9.4 You acknowledge that where subscribed to tracking services pursuant to the precondition in clause 1.5, Pole Star may be required to disclose to its Third-Party Partners or a vessel owner or vessel manager/operator Your identity and/or vessels in relation to which You use the Services on the condition that information disclosed shall be treated as Confidential Information.
10. INTELLECTUAL PROPERTY RIGHTS
10.1 You acknowledge and agree that we and/or our Third-Party Partners own all Intellectual Property Rights in the Services, including all algorithms, methodologies, scoring frameworks, analytical models, and proprietary assessment techniques used in MTI. Except as expressly stated herein, these Terms do not grant you any rights to, under or in, any patents, copyright, database right, trade secrets, trade names, trademarks (whether registered or unregistered), or any other rights or licences in respect of the Services.
10.2 We confirm that we have obtained all rights and consents in relation to the Services that are necessary to grant all the rights it purports to grant under, and in accordance with, these Terms.
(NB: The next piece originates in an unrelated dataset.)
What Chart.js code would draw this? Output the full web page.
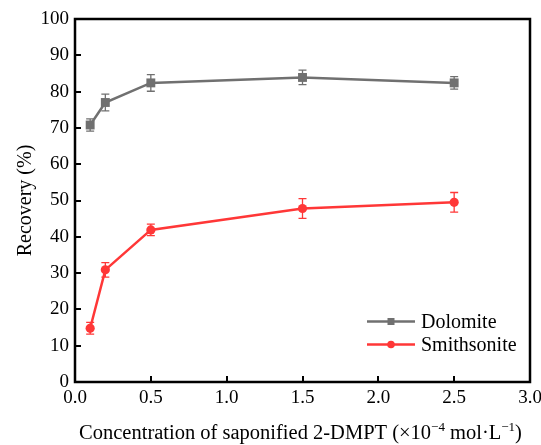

10.3 You acknowledge that MTI’s transparency assessment methodology, including its multi-factor risk model, scoring algorithms, and analytical frameworks, constitute valuable proprietary intellectual property of Pole Star and are protected as trade secrets.
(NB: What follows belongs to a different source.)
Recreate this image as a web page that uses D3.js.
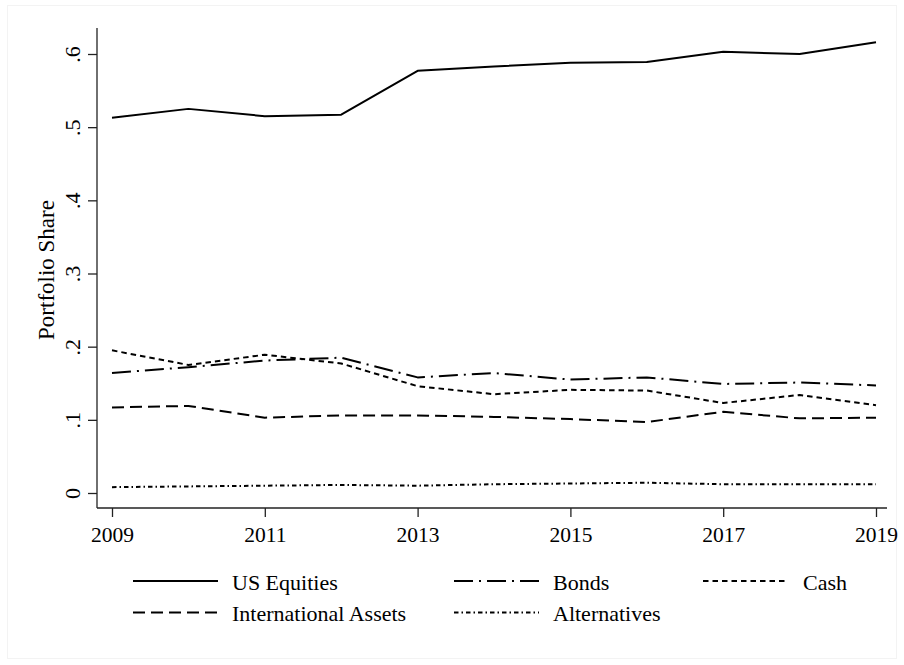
<!DOCTYPE html>
<html>
<head>
<meta charset="utf-8">
<script src="https://cdn.jsdelivr.net/npm/d3@7"></script>
<style>
  html, body { margin: 0; padding: 0; background: #fff; }
  svg { display: block; }
  text { font-family: "Liberation Serif", "Times New Roman", serif; fill: #000; }
</style>
</head>
<body>
<svg id="chart" width="904" height="665"></svg>
<script>
const years = [2009, 2010, 2011, 2012, 2013, 2014, 2015, 2016, 2017, 2018, 2019];
const usEquities   = [0.513, 0.525, 0.515, 0.517, 0.577, 0.583, 0.588, 0.589, 0.603, 0.600, 0.616];
const bonds        = [0.164, 0.172, 0.181, 0.185, 0.158, 0.164, 0.155, 0.158, 0.149, 0.151, 0.147];
const cash         = [0.195, 0.175, 0.189, 0.177, 0.146, 0.135, 0.141, 0.140, 0.123, 0.134, 0.120];
const international= [0.117, 0.119, 0.103, 0.106, 0.106, 0.104, 0.101, 0.097, 0.111, 0.102, 0.103];
const alternatives = [0.008, 0.009, 0.010, 0.011, 0.010, 0.012, 0.013, 0.014, 0.012, 0.012, 0.012];
const xTicks = [2009, 2011, 2013, 2015, 2017, 2019];
const yTicks = [0, 0.1, 0.2, 0.3, 0.4, 0.5, 0.6];
const yTickLabels = ["0", ".1", ".2", ".3", ".4", ".5", ".6"];

const series = [
  {name: "US Equities", values: usEquities, dash: null},
  {name: "Bonds", values: bonds, dash: "19,6,2,6"},
  {name: "Cash", values: cash, dash: "5.5,4"},
  {name: "International Assets", values: international, dash: "12,6"},
  {name: "Alternatives", values: alternatives, dash: "4.5,3,1.5,3"}
];

const svg = d3.select("#chart");

// faint outer frame
svg.append("rect").attr("x", 7.5).attr("y", 5.5).attr("width", 889).attr("height", 653)
  .attr("fill", "none").attr("stroke", "#f3f3f3").attr("stroke-width", 1);

const x = d3.scaleLinear().domain([2009, 2019]).range([112, 876]);
const y = d3.scaleLinear().domain([0, 0.6]).range([493, 54]);

const axisLeftX = 97, axisBottomY = 508;

// Y axis
const yAxis = d3.axisLeft(y).tickValues(yTicks).tickSize(9).tickPadding(8)
  .tickFormat((d, i) => yTickLabels[i]);
const gy = svg.append("g").attr("transform", `translate(${axisLeftX},0)`).call(yAxis);
gy.select(".domain").remove();
gy.append("line").attr("x1", 0).attr("x2", 0).attr("y1", 28).attr("y2", axisBottomY)
  .attr("stroke", "#222").attr("stroke-width", 1.3);
gy.selectAll(".tick line").attr("stroke", "#222").attr("stroke-width", 1.3);
gy.selectAll(".tick text")
  .attr("x", null).attr("dy", null)
  .attr("transform", "translate(-17,0) rotate(-90)")
  .attr("text-anchor", "middle")
  .attr("font-size", 22)
  .style("font-family", "'Liberation Serif', 'Times New Roman', serif");

// X axis
const xAxis = d3.axisBottom(x).tickValues(xTicks).tickSize(9).tickPadding(8).tickFormat(d3.format("d"));
const gx = svg.append("g").attr("transform", `translate(0,${axisBottomY})`).call(xAxis);
gx.select(".domain").remove();
gx.append("line").attr("x1", axisLeftX).attr("x2", 887).attr("y1", 0).attr("y2", 0)
  .attr("stroke", "#222").attr("stroke-width", 1.3);
gx.selectAll(".tick line").attr("stroke", "#222").attr("stroke-width", 1.3);
gx.selectAll(".tick text")
  .attr("y", null).attr("dy", null)
  .attr("transform", "translate(0,34)")
  .attr("font-size", 21.5)
  .style("font-family", "'Liberation Serif', 'Times New Roman', serif");

// Y title
svg.append("text")
  .attr("transform", "translate(54,270) rotate(-90)")
  .attr("text-anchor", "middle")
  .attr("font-size", 23)
  .text("Portfolio Share");

// Lines
const line = d3.line().x((d, i) => x(years[i])).y(d => y(d));
series.forEach(s => {
  svg.append("path")
    .datum(s.values)
    .attr("d", line)
    .attr("fill", "none")
    .attr("stroke", "#000")
    .attr("stroke-width", 2)
    .attr("stroke-linejoin", "round")
    .attr("stroke-dasharray", s.dash);
});

// Legend
const legendPos = [
  {lx: 133, tx: 232, row: 0},
  {lx: 454, tx: 553, row: 0},
  {lx: 703, tx: 803, row: 0},
  {lx: 133, tx: 232, row: 1},
  {lx: 454, tx: 553, row: 1}
];
series.forEach((s, i) => {
  const p = legendPos[i];
  const ly = 581 + p.row * 31.5;
  svg.append("line")
    .attr("x1", p.lx).attr("x2", p.lx + 85)
    .attr("y1", ly).attr("y2", ly)
    .attr("stroke", "#000").attr("stroke-width", 2)
    .attr("stroke-dasharray", s.dash);
  svg.append("text")
    .attr("x", p.tx).attr("y", ly + 8.5)
    .attr("font-size", 22)
    .text(s.name);
});
</script>
</body>
</html>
10.4 You acknowledge and agree that you retain all intellectual property rights in any data, content, or materials that you upload, submit or otherwise transmit in respect of the Services, (“User Content”) subject to clause 10.6 below.
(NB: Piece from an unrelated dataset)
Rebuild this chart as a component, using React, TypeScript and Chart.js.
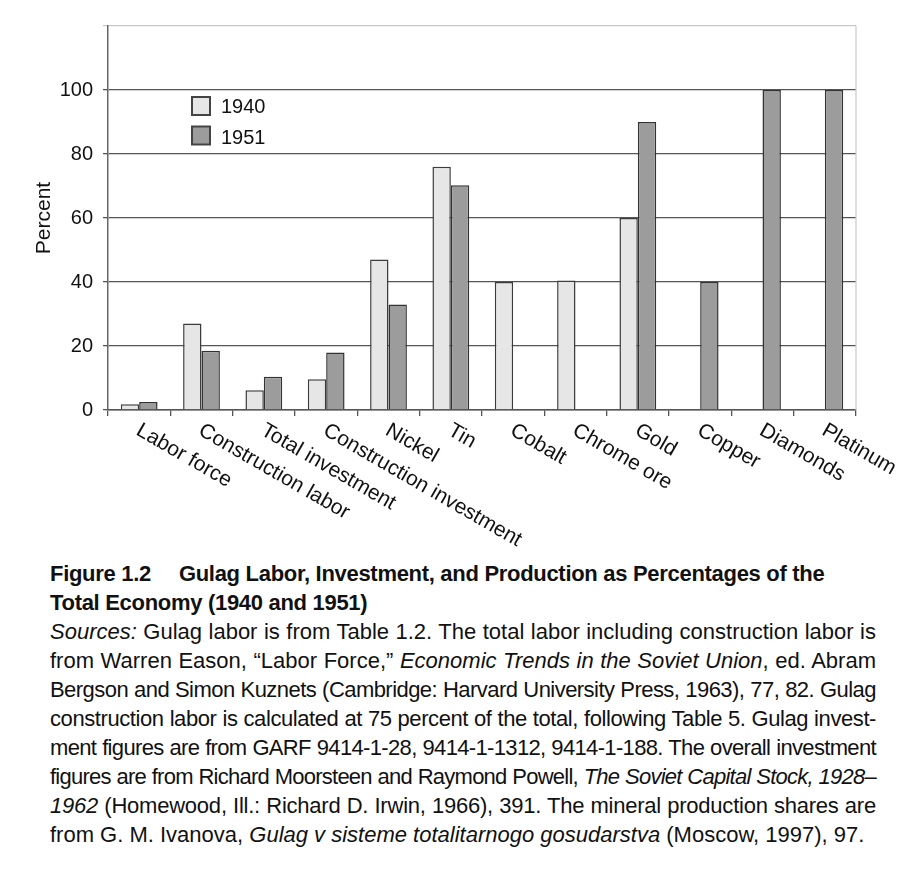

10.5 You grant us a worldwide, non-exclusive, royalty-free, transferable licence to use, host, store, reproduce, modify, create derivative works (such as reports), communicate, display and distribute your User Content solely for the purposes of providing the Services and as otherwise necessary to comply with applicable law.
10.6 Data Usage: notwithstanding clause 10.4, You acknowledge and agree that we may use data provided by you in relation to your Company, or generated through your use on of the Platform (“Company Information”) for purposes included in our Privacy Policy and for purposes of research, analysis, performance benchmarking, distribution, system analytics and improvement, display, publication and the creation of derived outputs.
10.7 Company Information includes, but is not limited to, the following data:
(i) Ship information: Flag, IMO number, name
(ii) Test information: reason, result, start date, finish date, start time and test status
(iii) Transceiver information: Inmarsat Serial Number, manufacturer, model, number and serial number
10.8 Where your Company Information is used as outlined in Clause 10.6, we will ensure that all Company Information is fully anonymised such that it cannot be reasonably used to identify You, your company or any individuals associated with it.
10.9 We will not disclose or publish any identifiable Company Information without your prior written consent, except where such disclosure is required by applicable (a) law, (b) regulation and (c) legal process. This includes, but is not limited to, compliance with relevant data protection laws such as the General Data Protection Regulation (“GDPR”). Where legally permitted, we will provide you with prior notice of such disclosure.
10.10 At any time, You may opt out of permitting us to use of your anonymised Company Information by notifying us in writing at [email protected]. Upon receipt of such notice, we will exclude your Company Information from any future use.
11. COMPLIANCE
11.1 You acknowledge that MTI provides risk assessment intelligence and transparency scoring to inform decision-making but does not operate as a regulator and we shall not be responsible for monitoring or reporting on the compliance of vessels which use or receive the Services with laws and regulations in any jurisdiction, including any sanctions laws and regulations, for which you shall be solely responsible.
11.2 You acknowledge that your use of the Services shall comply with all applicable laws, statutes and regulations, including but not limited to anticorruption, antibribery, sanctions, data protection, privacy, modern slavery and so forth, and you shall not engage in any conduct that would cause Pole Star to be in violation of any laws.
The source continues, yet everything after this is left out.